WORK TO COMPLETE.
Take the line containing "Clone this chart in D3.js.", the line containing "d3.scaleLinear().domain([0, 80]).range([plotBottom, plotTop]);", and all lines between them, and transcribe them exactly. Leave out pictures.

Rows from a dataset
*-*-*
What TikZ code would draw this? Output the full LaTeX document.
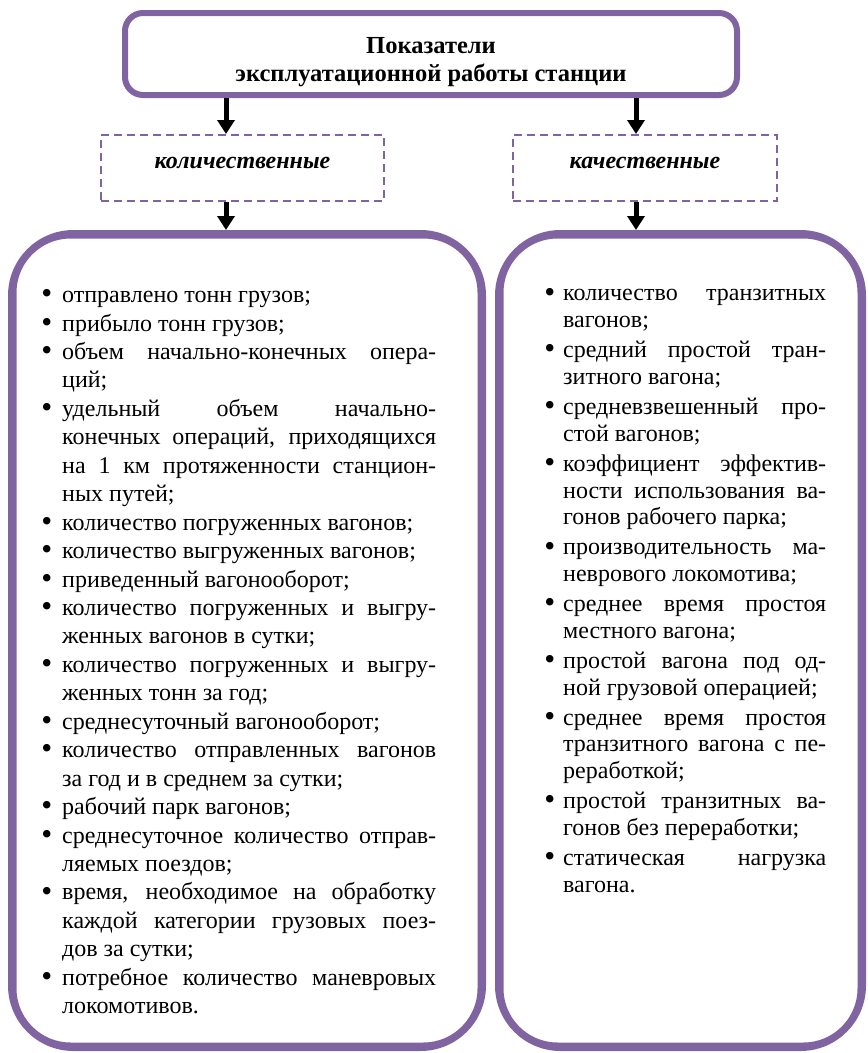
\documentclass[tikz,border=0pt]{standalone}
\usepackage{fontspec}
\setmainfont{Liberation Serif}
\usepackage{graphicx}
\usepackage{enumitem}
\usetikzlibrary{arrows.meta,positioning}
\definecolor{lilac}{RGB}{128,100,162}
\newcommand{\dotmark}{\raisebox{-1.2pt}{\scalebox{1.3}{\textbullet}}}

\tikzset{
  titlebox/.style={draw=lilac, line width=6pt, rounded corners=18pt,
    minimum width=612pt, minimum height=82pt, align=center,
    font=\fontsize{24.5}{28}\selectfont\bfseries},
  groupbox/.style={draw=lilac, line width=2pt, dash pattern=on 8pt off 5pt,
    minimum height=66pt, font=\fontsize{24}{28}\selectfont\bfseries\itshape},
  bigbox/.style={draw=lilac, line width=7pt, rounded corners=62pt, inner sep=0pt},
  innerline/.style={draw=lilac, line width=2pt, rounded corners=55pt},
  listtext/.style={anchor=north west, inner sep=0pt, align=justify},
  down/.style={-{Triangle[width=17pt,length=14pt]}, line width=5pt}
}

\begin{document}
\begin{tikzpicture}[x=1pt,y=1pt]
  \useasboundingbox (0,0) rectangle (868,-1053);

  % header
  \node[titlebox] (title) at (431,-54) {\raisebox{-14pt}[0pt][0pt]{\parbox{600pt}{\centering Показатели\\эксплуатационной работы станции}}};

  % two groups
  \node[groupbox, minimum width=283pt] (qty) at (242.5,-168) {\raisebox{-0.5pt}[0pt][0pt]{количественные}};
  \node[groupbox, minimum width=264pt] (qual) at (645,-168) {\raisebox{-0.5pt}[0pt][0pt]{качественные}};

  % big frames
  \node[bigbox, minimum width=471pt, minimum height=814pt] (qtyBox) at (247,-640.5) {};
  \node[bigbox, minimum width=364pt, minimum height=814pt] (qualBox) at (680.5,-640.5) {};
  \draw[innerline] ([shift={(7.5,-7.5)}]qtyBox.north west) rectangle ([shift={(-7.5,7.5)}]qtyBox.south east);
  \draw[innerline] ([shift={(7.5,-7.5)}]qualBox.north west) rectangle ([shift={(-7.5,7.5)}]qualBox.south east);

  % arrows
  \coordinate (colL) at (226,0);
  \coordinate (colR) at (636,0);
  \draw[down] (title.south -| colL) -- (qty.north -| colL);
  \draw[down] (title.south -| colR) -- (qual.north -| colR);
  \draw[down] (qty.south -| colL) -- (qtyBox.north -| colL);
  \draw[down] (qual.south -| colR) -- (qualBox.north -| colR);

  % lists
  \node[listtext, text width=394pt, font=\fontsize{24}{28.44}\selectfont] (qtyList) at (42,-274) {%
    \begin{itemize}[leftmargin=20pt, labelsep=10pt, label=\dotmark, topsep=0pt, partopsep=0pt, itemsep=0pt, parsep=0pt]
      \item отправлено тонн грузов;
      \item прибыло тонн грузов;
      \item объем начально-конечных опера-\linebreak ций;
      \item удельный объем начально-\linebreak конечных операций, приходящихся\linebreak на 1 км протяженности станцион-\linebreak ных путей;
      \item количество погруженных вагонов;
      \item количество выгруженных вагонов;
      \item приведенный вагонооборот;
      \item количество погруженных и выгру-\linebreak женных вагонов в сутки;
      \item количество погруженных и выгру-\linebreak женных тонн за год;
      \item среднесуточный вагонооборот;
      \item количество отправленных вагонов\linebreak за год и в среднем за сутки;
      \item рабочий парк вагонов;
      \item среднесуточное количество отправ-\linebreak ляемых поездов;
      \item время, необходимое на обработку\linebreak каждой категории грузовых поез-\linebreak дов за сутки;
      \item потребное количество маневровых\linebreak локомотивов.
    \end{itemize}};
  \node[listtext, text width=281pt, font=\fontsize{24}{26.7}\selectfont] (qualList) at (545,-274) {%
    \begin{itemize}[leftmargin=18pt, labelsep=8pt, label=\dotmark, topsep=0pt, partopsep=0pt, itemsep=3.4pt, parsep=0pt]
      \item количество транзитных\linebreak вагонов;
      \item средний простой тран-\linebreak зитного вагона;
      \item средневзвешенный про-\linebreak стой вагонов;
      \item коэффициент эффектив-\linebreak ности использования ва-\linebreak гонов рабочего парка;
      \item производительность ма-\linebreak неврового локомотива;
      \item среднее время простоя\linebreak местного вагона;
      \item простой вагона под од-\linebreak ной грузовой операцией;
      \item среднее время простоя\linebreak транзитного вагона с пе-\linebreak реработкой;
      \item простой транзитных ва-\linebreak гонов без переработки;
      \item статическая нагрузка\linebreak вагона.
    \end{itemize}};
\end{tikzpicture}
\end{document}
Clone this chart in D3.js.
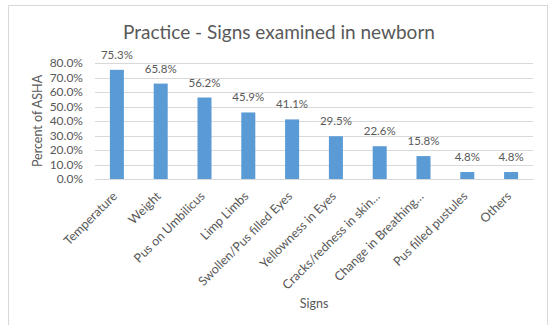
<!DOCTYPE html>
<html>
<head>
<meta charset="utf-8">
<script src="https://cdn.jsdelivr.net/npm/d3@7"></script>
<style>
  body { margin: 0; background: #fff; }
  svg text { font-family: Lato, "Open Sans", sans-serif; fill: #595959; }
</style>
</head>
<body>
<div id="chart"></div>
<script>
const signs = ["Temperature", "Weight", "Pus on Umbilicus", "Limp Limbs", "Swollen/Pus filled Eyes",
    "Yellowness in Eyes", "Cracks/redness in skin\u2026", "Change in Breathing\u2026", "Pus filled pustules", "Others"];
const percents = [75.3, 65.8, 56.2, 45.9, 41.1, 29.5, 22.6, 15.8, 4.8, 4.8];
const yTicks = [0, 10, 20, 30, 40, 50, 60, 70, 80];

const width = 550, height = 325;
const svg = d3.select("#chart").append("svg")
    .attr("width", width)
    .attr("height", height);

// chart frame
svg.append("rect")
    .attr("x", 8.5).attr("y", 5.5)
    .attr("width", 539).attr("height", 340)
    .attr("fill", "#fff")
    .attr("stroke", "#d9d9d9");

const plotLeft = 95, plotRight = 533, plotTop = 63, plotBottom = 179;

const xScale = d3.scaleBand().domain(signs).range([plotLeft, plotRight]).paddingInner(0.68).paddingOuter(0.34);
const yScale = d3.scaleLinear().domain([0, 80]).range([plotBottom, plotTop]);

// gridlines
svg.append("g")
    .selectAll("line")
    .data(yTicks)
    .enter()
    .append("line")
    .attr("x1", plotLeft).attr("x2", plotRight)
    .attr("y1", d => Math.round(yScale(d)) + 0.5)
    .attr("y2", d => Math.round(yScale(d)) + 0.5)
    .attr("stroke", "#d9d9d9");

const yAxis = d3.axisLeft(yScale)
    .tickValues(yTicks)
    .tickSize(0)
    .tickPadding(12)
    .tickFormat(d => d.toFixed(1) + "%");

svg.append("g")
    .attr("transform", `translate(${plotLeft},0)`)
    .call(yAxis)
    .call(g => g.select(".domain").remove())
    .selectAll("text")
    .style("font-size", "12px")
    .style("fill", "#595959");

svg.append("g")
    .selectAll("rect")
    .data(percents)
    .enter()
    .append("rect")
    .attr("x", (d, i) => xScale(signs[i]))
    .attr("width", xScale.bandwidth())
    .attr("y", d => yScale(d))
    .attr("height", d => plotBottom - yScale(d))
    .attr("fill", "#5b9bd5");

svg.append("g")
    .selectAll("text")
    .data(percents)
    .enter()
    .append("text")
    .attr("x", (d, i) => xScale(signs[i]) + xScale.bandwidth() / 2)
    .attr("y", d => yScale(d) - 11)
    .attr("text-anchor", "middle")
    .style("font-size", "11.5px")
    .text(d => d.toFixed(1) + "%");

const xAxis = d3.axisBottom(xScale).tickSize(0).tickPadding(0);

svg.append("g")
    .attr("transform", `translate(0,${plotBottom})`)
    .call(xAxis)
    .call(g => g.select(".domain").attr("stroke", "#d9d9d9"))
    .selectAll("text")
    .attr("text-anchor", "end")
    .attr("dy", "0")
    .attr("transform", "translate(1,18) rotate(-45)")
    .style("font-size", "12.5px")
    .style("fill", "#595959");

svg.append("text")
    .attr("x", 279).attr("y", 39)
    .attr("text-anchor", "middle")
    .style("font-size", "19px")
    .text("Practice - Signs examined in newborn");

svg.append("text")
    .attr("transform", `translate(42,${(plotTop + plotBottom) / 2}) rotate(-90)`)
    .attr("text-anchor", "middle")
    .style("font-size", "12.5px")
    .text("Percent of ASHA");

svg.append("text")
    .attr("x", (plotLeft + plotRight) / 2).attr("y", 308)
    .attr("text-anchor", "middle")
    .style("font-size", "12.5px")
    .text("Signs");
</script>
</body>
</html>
*-*-*
WRITTEN ANSWER.
Clone this chart in D3.js.
<!DOCTYPE html>
<html>
<head>
<meta charset="utf-8">
<script src="https://cdn.jsdelivr.net/npm/d3@7"></script>
<style>
  body { margin: 0; background: #fff; }
  svg text { font-family: Lato, "Open Sans", sans-serif; fill: #595959; }
</style>
</head>
<body>
<div id="chart"></div>
<script>
const signs = ["Temperature", "Weight", "Pus on Umbilicus", "Limp Limbs", "Swollen/Pus filled Eyes",
    "Yellowness in Eyes", "Cracks/redness in skin\u2026", "Change in Breathing\u2026", "Pus filled pustules", "Others"];
const percents = [75.3, 65.8, 56.2, 45.9, 41.1, 29.5, 22.6, 15.8, 4.8, 4.8];
const yTicks = [0, 10, 20, 30, 40, 50, 60, 70, 80];

const width = 550, height = 325;
const svg = d3.select("#chart").append("svg")
    .attr("width", width)
    .attr("height", height);

// chart frame
svg.append("rect")
    .attr("x", 8.5).attr("y", 5.5)
    .attr("width", 539).attr("height", 340)
    .attr("fill", "#fff")
    .attr("stroke", "#d9d9d9");

const plotLeft = 95, plotRight = 533, plotTop = 63, plotBottom = 179;

const xScale = d3.scaleBand().domain(signs).range([plotLeft, plotRight]).paddingInner(0.68).paddingOuter(0.34);
const yScale = d3.scaleLinear().domain([0, 80]).range([plotBottom, plotTop]);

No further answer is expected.